===== RAW DATA

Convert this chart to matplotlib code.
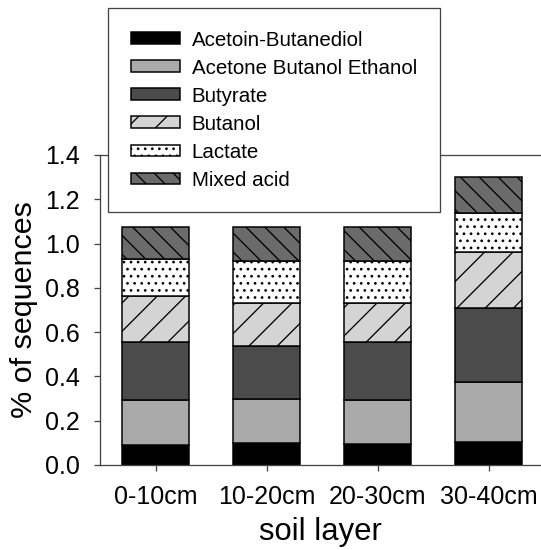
import numpy as np
import matplotlib
matplotlib.use('Agg')
import matplotlib.pyplot as plt

DPI = 170  # high dpi keeps hatch spacing as wide as in the reference


def pt(px):
    # convert pixel sizes
    return px * 72.0 / DPI


layers = ['0-10cm', '10-20cm', '20-30cm', '30-40cm']
pathways = ['Acetoin-Butanediol', 'Acetone Butanol Ethanol', 'Butyrate',
            'Butanol', 'Lactate', 'Mixed acid']

acetoin = [0.090, 0.098, 0.093, 0.105]
abe = [0.204, 0.199, 0.201, 0.268]
butyrate = [0.263, 0.242, 0.263, 0.335]
butanol = [0.208, 0.191, 0.176, 0.253]
lactate = [0.165, 0.191, 0.188, 0.179]
mixed_acid = [0.146, 0.155, 0.155, 0.162]

y_ticks = [0.0, 0.2, 0.4, 0.6, 0.8, 1.0, 1.2, 1.4]

fills = ['#000000', '#aaaaaa', '#4b4b4b', '#d4d4d4', '#ffffff', '#6b6b6b']
hatches = [None, None, None, '//', '....', '\\\\\\']

plt.rcParams['font.family'] = ['Liberation Sans', 'DejaVu Sans']
plt.rcParams['hatch.linewidth'] = pt(1.3)
plt.rcParams['hatch.color'] = 'black'

fig = plt.figure(figsize=(541 / DPI, 550 / DPI), dpi=DPI)
ax = fig.add_axes([100 / 541, 1 - 465 / 550, 441 / 541, 310 / 550])

index = np.arange(len(layers))
series = [acetoin, abe, butyrate, butanol, lactate, mixed_acid]
bottom = np.zeros(len(layers))
for name, vals, col, h in zip(pathways, series, fills, hatches):
    ax.bar(index, vals, 0.61, bottom=bottom, color=col, edgecolor='black',
           linewidth=pt(1.5), hatch=h, label=name)
    bottom = bottom + np.array(vals)

ax.set_xlim(-0.5, -0.5 + 441 / 111)
ax.set_ylim(0, 1.4)
ax.set_yticks(y_ticks)
ax.set_yticklabels(['%.1f' % v for v in y_ticks])
ax.set_xticks(index)
ax.set_xticklabels(layers)

for s in ['left', 'bottom', 'top']:
    ax.spines[s].set_color('#444444')
    ax.spines[s].set_linewidth(pt(1.3))
ax.spines['right'].set_visible(False)

ax.tick_params(axis='both', direction='out', length=pt(6), width=pt(1.3),
               colors='#444444', labelcolor='black', labelsize=pt(25))
ax.tick_params(axis='y', pad=pt(14))
ax.tick_params(axis='x', pad=pt(14))

ax.set_xlabel('soil layer', fontsize=pt(31), labelpad=pt(8))
ax.set_ylabel('% of sequences', fontsize=pt(30.5), labelpad=pt(7))

handles, labels = ax.get_legend_handles_labels()
leg = fig.legend(handles, labels, loc='upper left',
                 bbox_to_anchor=(108 / 541, 1 - 8 / 550), borderaxespad=0,
                 fontsize=pt(20.5), frameon=True, fancybox=False,
                 handlelength=2.4, handleheight=0.5, handletextpad=0.59,
                 labelspacing=0.44, borderpad=1.1)
leg.get_frame().set_edgecolor('#444444')
leg.get_frame().set_linewidth(pt(1.3))
leg.get_frame().set_alpha(1)
leg.set_zorder(10)

fig.savefig('out.png', dpi=DPI)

==========

Look above for lines with the word "matplotlib" and copy them all.

Convert this chart to matplotlib code.
import matplotlib
matplotlib.use('Agg')
import matplotlib.pyplot as plt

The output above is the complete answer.